Bisher hat das Crop-Top-tragende Kind die Erfahrung gemacht: Hohe Schuhe sind zum Anschauen da. Und zum Herumtragen. Wie Erin Brockovich im Film den turbulenten Alltag mit diesen Schuhen meistert, ist da schon ein echtes Vorbild.

Komplimente im Büro – wollen Frauen die noch hören?

Mensch, ist die tough – und dabei so sexy. Darf man das loben? Mir fällt ein, dass neulich ein Freund klagte, er dürfe Frauen gegenüber gar keine Komplimente machen. Zum Beispiel einer netten Kollegin sagten, dass ihr neues Sommerkleid perfekt sitzt.

Ich stelle fest: Wir Frauen machen uns in der Redaktion ständig Komplimente. Die Männer sind tatsächlich zurückhaltend geworden. Coole Sneaker, sagte neulich mal einer zu mir. Einem anderen fiel auf, dass ich beim Frisör war. Klinisch-rein, sozusagen. Total unverfänglich.

Im Job über Brüste reden: Unvorstellbar!

Im Job über die eigenen Brüste zu reden, so wie Erin Brockovich, die ihrem Chef gegenüber zugibt, mit dem Wackeln ihres Ausschnitts an die brisanten Akten gekommen zu sein – das ist absolut unvorstellbar.

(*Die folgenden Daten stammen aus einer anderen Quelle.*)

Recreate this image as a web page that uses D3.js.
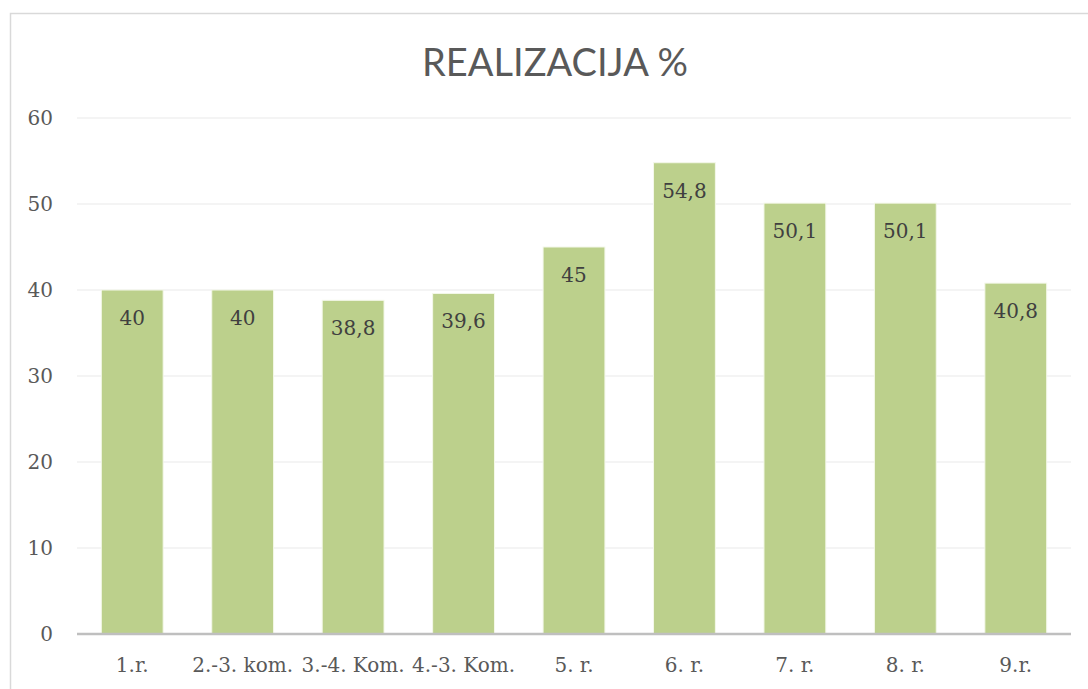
<!DOCTYPE html>
<html>
<head>
<meta charset="utf-8">
<style type="text/css">
    body { margin: 0; background: #fff; }
</style>
</head>
<body>
<svg width="1088" height="689"></svg>
<script src="https://cdn.jsdelivr.net/npm/d3@7"></script>
<script type="text/javascript">

    // podaci
    const categories = ["1.r.", "2.-3. kom.", "3.-4. Kom.", "4.-3. Kom.", "5. r.", "6. r.", "7. r.", "8. r.", "9.r."];
    const values = [40, 40, 38.8, 39.6, 45, 54.8, 50.1, 50.1, 40.8];
    const yTicks = [0, 10, 20, 30, 40, 50, 60];
    const title = "REALIZACIJA %";

    var svg = d3.select("svg"),
        width = +svg.attr("width"),
        height = +svg.attr("height");

    var margin = { left: 77, right: 17, top: 118, bottom: 55 };

    // chart frame (only left and top visible)
    svg.append("rect")
        .attr("x", 10.5).attr("y", 13.5)
        .attr("width", 1100).attr("height", 700)
        .attr("fill", "none")
        .attr("stroke", "#d9d9d9")
        .attr("stroke-width", 1.5);

    svg.append("text")
        .attr("x", 555).attr("y", 76)
        .attr("text-anchor", "middle")
        .attr("font-family", "Lato, 'Open Sans', sans-serif")
        .attr("font-size", 38)
        .attr("fill", "#595959")
        .text(title);

    var x = d3.scaleBand()
        .domain(categories)
        .range([margin.left, width - margin.right])
        .paddingInner(0.44)
        .paddingOuter(0.22);

    var y = d3.scaleLinear()
        .domain([0, 60])
        .range([height - margin.bottom, margin.top]);

    // gridlines
    svg.append("g")
        .selectAll("line")
        .data(yTicks.filter(d => d > 0))
        .enter()
        .append("line")
        .attr("x1", margin.left).attr("x2", width - margin.right)
        .attr("y1", d => y(d)).attr("y2", d => y(d))
        .attr("stroke", "#f0f0f0")
        .attr("stroke-width", 1.5);

    // y axis labels
    var yAxis = d3.axisLeft(y).tickValues(yTicks).tickSize(0).tickPadding(0);
    var yg = svg.append("g")
        .attr("transform", "translate(53,0)")
        .call(yAxis);
    yg.select(".domain").remove();
    yg.selectAll("text")
        .attr("font-family", "'DejaVu Serif', serif")
        .attr("font-size", 20)
        .attr("fill", "#595959");

    // bars
    svg.append("g")
        .selectAll("rect")
        .data(values)
        .enter()
        .append("rect")
        .attr("x", (d, i) => x(categories[i]))
        .attr("y", d => y(d))
        .attr("width", x.bandwidth())
        .attr("height", d => y(0) - y(d))
        .attr("fill", "#bcd08c")
        .attr("stroke", "#f4f8ea")
        .attr("stroke-width", 1);

    // value labels
    svg.append("g")
        .selectAll("text")
        .data(values)
        .enter()
        .append("text")
        .attr("x", (d, i) => x(categories[i]) + x.bandwidth() / 2)
        .attr("y", d => y(d) + 35)
        .attr("text-anchor", "middle")
        .attr("font-family", "'DejaVu Serif', serif")
        .attr("font-size", 20)
        .attr("fill", "#404040")
        .text(d => String(d).replace(".", ","));

    // baseline
    svg.append("line")
        .attr("x1", margin.left).attr("x2", width - margin.right)
        .attr("y1", y(0)).attr("y2", y(0))
        .attr("stroke", "#bfbfbf")
        .attr("stroke-width", 2.5);

    // x axis labels
    var xAxis = d3.axisBottom(x).tickSize(0).tickPadding(0);
    var xg = svg.append("g")
        .attr("transform", "translate(0," + (y(0) + 38) + ")")
        .call(xAxis);
    xg.select(".domain").remove();
    xg.selectAll("text")
        .attr("dy", 0)
        .attr("font-family", "'DejaVu Serif', serif")
        .attr("font-size", 20)
        .attr("fill", "#595959");

</script>
</body>
</html>
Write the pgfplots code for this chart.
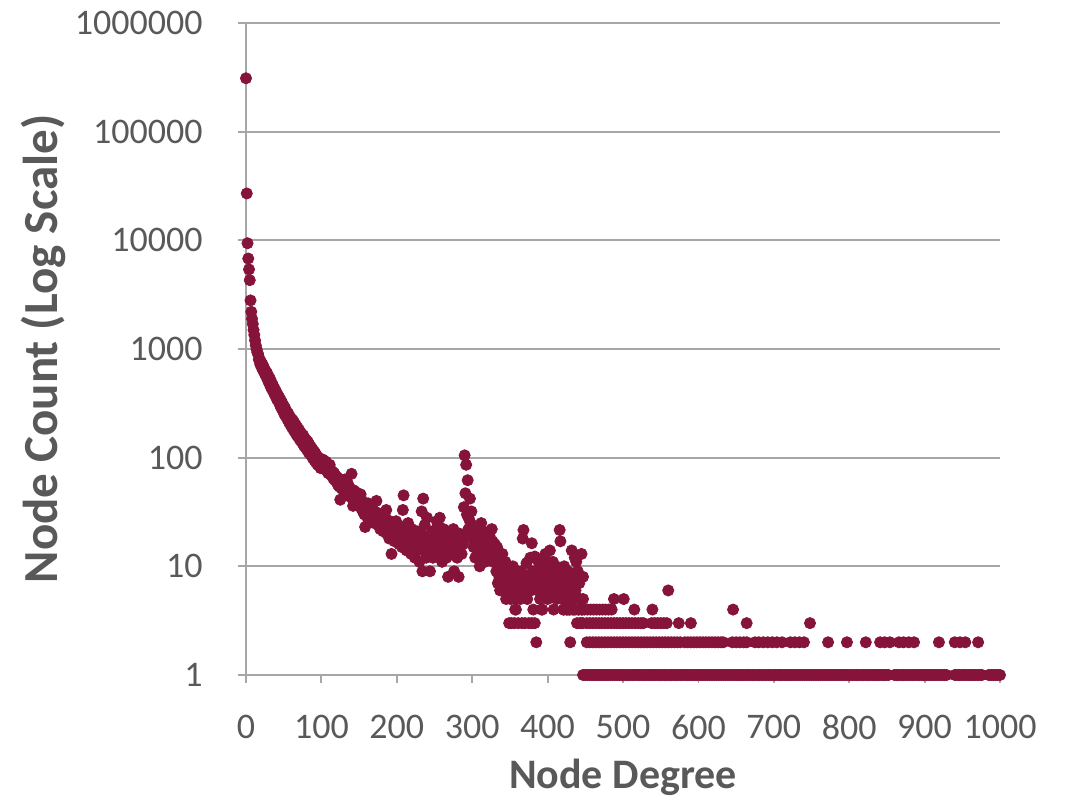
\documentclass[border=0pt]{standalone}
\usepackage{fontspec}
\setmainfont{Carlito}
\usepackage{pgfplots}
\pgfplotsset{compat=1.18}
\definecolor{dotc}{RGB}{134,20,58}
\definecolor{txt}{RGB}{89,89,89}
\definecolor{ax}{RGB}{166,166,166}
\pgfplotsset{dots/.style={only marks, mark=*, mark size=2.8pt, color=dotc, mark options={draw=dotc, fill=dotc}}}
\begin{document}
\begin{tikzpicture}
\begin{axis}[
  scale only axis, width=377pt, height=326pt,
  xmin=0, xmax=1000, ymode=log, log basis y=10, ymin=1, ymax=1000000,
  axis x line*=bottom, axis y line*=left,
  axis line style={-, draw=ax, line width=0.9pt},
  tick align=outside, major tick length=4pt,
  tick style={draw=ax, line width=0.9pt},
  yminorticks=false,
  ymajorgrids, grid style={draw=ax, line width=0.9pt},
  xtick={0,100,200,300,400,500,600,700,800,900,1000},
  xticklabels={0,100,200,300,400,500,600,700,800,900,1000},
  ytick={1,10,100,1000,10000,100000,1000000},
  yticklabels={1,10,100,1000,10000,100000,1000000},
  ticklabel style={font=\fontsize{18}{18}\selectfont, text=txt},
  xticklabel style={anchor=center, yshift=-22pt},
  yticklabel style={anchor=east, inner sep=0pt, xshift=-17.5pt},
  xlabel={Node Degree}, ylabel={Node Count (Log Scale)},
  xlabel style={at={(axis description cs:0.5,-0.1564)}, anchor=center, text=txt, font=\fontsize{21}{21}\selectfont\bfseries},
  ylabel style={at={(axis description cs:-0.268,0.5)}, anchor=center, text=txt, font=\fontsize{24.5}{24.5}\selectfont\bfseries},
  clip=false,
]
% degrees 0-100
\addplot[dots] coordinates {(0,310000)(1,27000)(2,9400)(3,6800)(4,5400)(5,4300)(6,2800)(7,2200)(8,1900)(9,1700)(10,1500)(11,1350)(12,1200)(13,1080)(14,1000)(15,930)(16,900)(17,800)(18,810)(19,720)(20,760)(21,670)(22,720)(23,630)(24,670)(25,590)(26,630)(27,555)(28,600)(29,515)(30,560)(31,480)(32,530)(33,445)(34,490)(35,420)(36,460)(37,395)(38,430)(39,370)(40,405)(41,345)(42,380)(43,330)(44,360)(45,305)(46,340)(47,285)(48,320)(49,270)(50,300)(51,250)(52,285)(53,240)(54,265)(55,225)(56,255)(57,212)(58,240)(59,200)(60,228)(61,190)(62,222)(63,180)(64,210)(65,172)(66,200)(67,162)(68,190)(69,156)(70,182)(71,148)(72,172)(73,142)(74,165)(75,136)(76,160)(77,128)(78,150)(79,124)(80,145)(81,118)(82,140)(83,112)(84,132)(85,108)(86,126)(87,104)(88,120)(89,98)(90,115)(91,94)(92,110)(93,90)(94,104)(95,86)(96,100)(97,84)(98,96)(99,80)(100,92)};
% degrees 101-230
\addplot[dots] coordinates {(101,84)(102,96)(103,80)(104,88)(105,78)(106,92)(107,76)(108,84)(109,72)(110,80)(111,86)(112,70)(113,76)(114,68)(115,74)(116,64)(117,72)(118,62)(119,68)(120,60)(121,66)(122,56)(123,62)(124,54)(125,41)(126,58)(127,52)(128,62)(129,50)(130,56)(131,63)(132,48)(133,54)(134,46)(135,58)(136,50)(137,44)(138,52)(139,48)(140,71)(141,42)(142,36)(143,50)(144,44)(145,40)(146,48)(147,38)(148,45)(149,36)(150,42)(151,38)(152,46)(153,34)(154,40)(155,32)(156,38)(157,30)(158,23)(159,36)(160,33)(161,28)(162,38)(163,31)(164,26)(165,34)(166,29)(167,36)(168,27)(169,32)(170,25)(171,30)(172,28)(173,40)(174,26)(175,31)(176,24)(177,29)(178,22)(179,27)(180,25)(181,30)(182,21)(183,26)(184,23)(185,28)(186,33)(187,20)(188,25)(189,22)(190,18)(191,26)(192,21)(193,13)(194,24)(195,19)(196,23)(197,17)(198,22)(199,26)(200,20)(201,18)(202,24)(203,16)(204,21)(205,19)(206,23)(207,15)(208,33)(209,45)(210,20)(211,17)(212,22)(213,14)(214,19)(215,25)(216,16)(217,20)(218,18)(219,13)(220,22)(221,17)(222,15)(223,20)(224,12)(225,18)(226,16)(227,21)(228,14)(229,19)(230,11)};
% degrees 231-330
\addplot[dots] coordinates {(231,15)(232,20)(233,32)(234,9)(235,42)(236,14)(237,24)(238,17)(239,12)(240,28)(241,16)(242,19)(243,13)(244,9)(245,18)(246,15)(247,21)(248,12)(249,17)(250,14)(251,19)(252,16)(253,26)(254,13)(255,24)(256,18)(257,28)(258,15)(259,20)(260,11)(261,17)(262,22)(263,14)(264,19)(265,16)(266,12)(267,21)(268,8)(269,18)(270,15)(271,20)(272,13)(273,17)(274,16)(275,22)(276,9)(277,19)(278,14)(279,18)(280,12)(281,16)(282,8)(283,20)(284,15)(285,17)(286,13)(287,19)(288,16)(289,35)(290,105)(291,47)(292,86)(293,30)(294,62)(295,22)(296,27)(297,42)(298,19)(299,32)(300,24)(301,18)(302,15)(303,21)(304,12)(305,17)(306,20)(307,14)(308,23)(309,16)(310,10)(311,19)(312,25)(313,13)(314,17)(315,21)(316,15)(317,11)(318,18)(319,14)(320,20)(321,16)(322,12)(323,19)(324,15)(325,13)(326,22)(327,17)(328,11)(329,14)(330,16)};
% degrees 331-447
\addplot[dots] coordinates {(331,12)(332,9)(333,15)(334,7)(335,11)(336,8)(337,6)(338,10)(339,8.6)(340,13)(341,7)(342,9)(343,6)(344,11)(345,5)(346,8)(347,6)(348,7)(350,9)(351,5)(353,7)(354,10)(355,6)(357,5)(358,4)(359,8)(360,6)(362,7)(363,7.5)(364,5)(365,9)(366,6)(367,18)(368,21.6)(369,8)(371,6)(372,10.7)(373,5)(374,8)(376,7)(377,12)(378,6)(379,16.3)(380,9)(381,4)(382,8)(383,12.3)(384,7)(385,2)(386,9)(387,6)(388,11)(389,7)(390,5)(391,9)(392,4)(393,8)(394,6)(395,10)(396,6)(397,13)(398,7)(399,9)(400,5)(401,11)(402,8)(403,14)(404,6)(405,9)(406,7)(407,11)(408,4)(409,8)(410,6)(411,10)(412,5)(413,7)(414,9)(415,6)(416,21.6)(417,17)(418,8)(419,5)(420,7)(421,4)(422,10)(423,6)(424,8)(425,5)(426,4)(427,9)(428,6)(429,4)(430,2)(431,7)(432,14)(433,5)(434,8)(435,4)(436,12)(437,6)(438,11)(439,3)(440,9)(441,4)(442,7)(443,5)(444,3)(445,13)(446,4)(447,8)};
% count 1
\addplot[dots] coordinates {(447,1)(450,1)(453,1)(456,1)(459,1)(462,1)(465,1)(468,1)(471,1)(474,1)(477,1)(480,1)(483,1)(486,1)(489,1)(492,1)(495,1)(498,1)(501,1)(504,1)(507,1)(510,1)(513,1)(516,1)(519,1)(522,1)(525,1)(528,1)(531,1)(534,1)(537,1)(540,1)(543,1)(546,1)(549,1)(552,1)(555,1)(558,1)(561,1)(564,1)(567,1)(570,1)(573,1)(576,1)(579,1)(582,1)(585,1)(588,1)(591,1)(594,1)(597,1)(600,1)(603,1)(606,1)(609,1)(612,1)(615,1)(618,1)(621,1)(624,1)(627,1)(630,1)(633,1)(636,1)(639,1)(642,1)(645,1)(648,1)(651,1)(654,1)(657,1)(660,1)(663,1)(666,1)(669,1)(672,1)(675,1)(678,1)(681,1)(684,1)(687,1)(690,1)(693,1)(696,1)(699,1)(702,1)(705,1)(708,1)(711,1)(714,1)(717,1)(720,1)(723,1)(726,1)(729,1)(732,1)(735,1)(738,1)(741,1)(744,1)(747,1)(750,1)(753,1)(756,1)(759,1)(762,1)(765,1)(768,1)(771,1)(774,1)(777,1)(780,1)(783,1)(786,1)(789,1)(792,1)(795,1)(798,1)(801,1)(804,1)(807,1)(810,1)(813,1)(816,1)(819,1)(822,1)(825,1)(828,1)(831,1)(834,1)(837,1)(840,1)(843,1)(846,1)(849,1)(852,1)(860,1)(863,1)(866,1)(869,1)(872,1)(875,1)(878,1)(881,1)(884,1)(887,1)(890,1)(893,1)(896,1)(899,1)(902,1)(905,1)(908,1)(911,1)(914,1)(917,1)(920,1)(923,1)(926,1)(929,1)(940,1)(943,1)(946,1)(949,1)(952,1)(955,1)(958,1)(961,1)(964,1)(967,1)(970,1)(973,1)(976,1)(985,1)(988,1)(991,1)(994,1)(997,1)(1000,1)};
% count 2
\addplot[dots] coordinates {(452,2)(456,2)(460,2)(464,2)(468,2)(472,2)(476,2)(480,2)(484,2)(488,2)(492,2)(496,2)(500,2)(504,2)(508,2)(512,2)(516,2)(520,2)(524,2)(528,2)(532,2)(536,2)(540,2)(544,2)(548,2)(552,2)(556,2)(560,2)(564,2)(568,2)(572,2)(576,2)(582,2)(586,2)(590,2)(594,2)(598,2)(602,2)(606,2)(610,2)(614,2)(618,2)(622,2)(626,2)(630,2)(633,2)(645,2)(650,2)(655,2)(660,2)(664,2)(675,2)(680,2)(686,2)(692,2)(698,2)(704,2)(711,2)(722,2)(728,2)(734,2)(740,2)(772,2)(797,2)(822,2)(841,2)(847,2)(854,2)(866,2)(872,2)(879,2)(886,2)(919,2)(940,2)(947,2)(954,2)(971,2)};
% count 3
\addplot[dots] coordinates {(349,3)(352,3)(356,3)(361,3)(366,3)(370,3)(375,3)(379,3)(383,3)(443,3)(447,3)(452,3)(456,3)(460,3)(464,3)(468,3)(472,3)(476,3)(480,3)(484,3)(488,3)(492,3)(496,3)(500,3)(504,3)(508,3)(512,3)(516,3)(520,3)(524,3)(527,3)(538,3)(542,3)(546,3)(550,3)(554,3)(558,3)(574,3)(590,3)(664,3)(748,3)};
% counts 4-6
\addplot[dots] coordinates {(357,4)(393,4)(421,4)(425,4)(429,4)(433,4)(437,4)(441,4)(445,4)(449,4)(453,4)(457,4)(461,4)(465,4)(469,4)(473,4)(477,4)(481,4)(485,4)(515,4)(539,4)(646,4)(357,5)(425,5)(430,5)(447,5)(488,5)(501,5)(560,6)};
\end{axis}
\path (current axis.south west) ++(-123pt,-61.5pt) coordinate (bl);
\path (current axis.north east) ++(34.5pt,11.5pt) coordinate (tr);
\path (bl) rectangle (tr);
\end{tikzpicture}
\end{document}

Es sind auch die Zeiten vorbei, in denen Männer damit durchkommen, mit wenigen Frauen in Konferenzen zu sitzen, Zoten zu reißen und es mit plumper Anmache zu versuchen.

Alles gut also? Sagen wir so: Das Feuer schwelt. Dass es immer noch Kerle schaffen – wie neulich ein Skandal um den Chef einer Boulevardzeitung offenbarte –, mit Praktikantinnen Beziehungen einzugehen, Ex-Geliebte zu mobben und ein allgemein schwülstig-niederträchtiges Klima in der Arbeitswelt zu schaffen, zeigt, dass der alte Sexismus jederzeit wieder auflodern kann.

Wie Erin Brockovich mit Sexismus umgehen würde?

Ein Sexismus übrigens, den eine Person wie Erin Brockovich (Julia Roberts) mit einer Verbalattacke – und wenn das nicht reicht, mit einem gezielten Tritt – abwehren würde. Ihren Lover übrigens, der immer jammert, weil sie so wenig Zeit für ihn hat, schießt sie in den Wind. Sie liebt nur ihre Kinder. Und ihren Job. Und ihre Schuhe. Das ist kein Sexismus, das ist Feminismus – vom Feinsten.